Bauhaus and America Experiments in Light and Movement Published by Kerber. Text by Hermann Arnhold, Kristin Bartels, Torsten Blume, Ulrike Gärtner, Andreas Hapkemeyer, Julie Jones, Gail Kirkpatrick, Márton Orosz, Tanja Pirsig-Marshall, Jeanette Redensek, Eline van Dijk, Peter Weibel. Considering the influence of German art, design and architecture on American art and culture following World War II One hundred years after the founding of the Bauhaus in 1919, Bauhaus and America considers the myriad ways in which the German art, design and architecture school influenced the art and culture of the United States after the World War II.
Bauhaus and America identifies one particular area of influence: the Bauhaus stage, which functioned like an interdisciplinary laboratory for diverse artistic experiments with light and movement—from light and kinetic art, to experimental film, to dance and performance art.

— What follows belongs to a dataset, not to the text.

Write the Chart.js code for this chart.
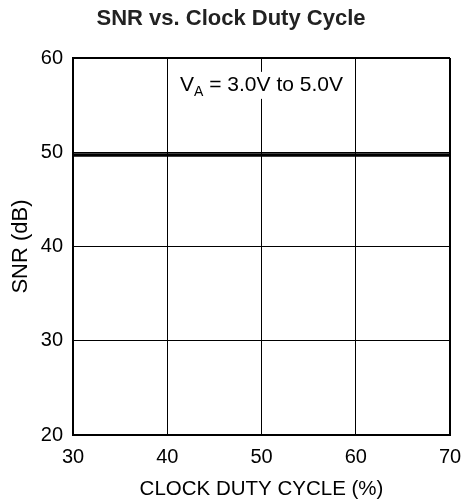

When the rise of German National Socialism forced the Bauhaus to close in 1933, its members scattered, bringing their experimental ethos with them as they left Germany (many of them headed to the US). Thus the exploration of light and motion that began on the Bauhaus stage continued to spread.
Gathered here are works exploring these themes by, among others, Josef Albers, Oskar Fischinger, László Moholy-Nagy, Wassily Kandinsky, Xanti Schawinsky, Oskar Schlemmer and Andor Weininger—alongside images of those numerous American artists impacted by the Bauhaus legacy, such as Merce Cunningham, Robert Rauschenberg, Sol LeWitt and Barbara Kasten.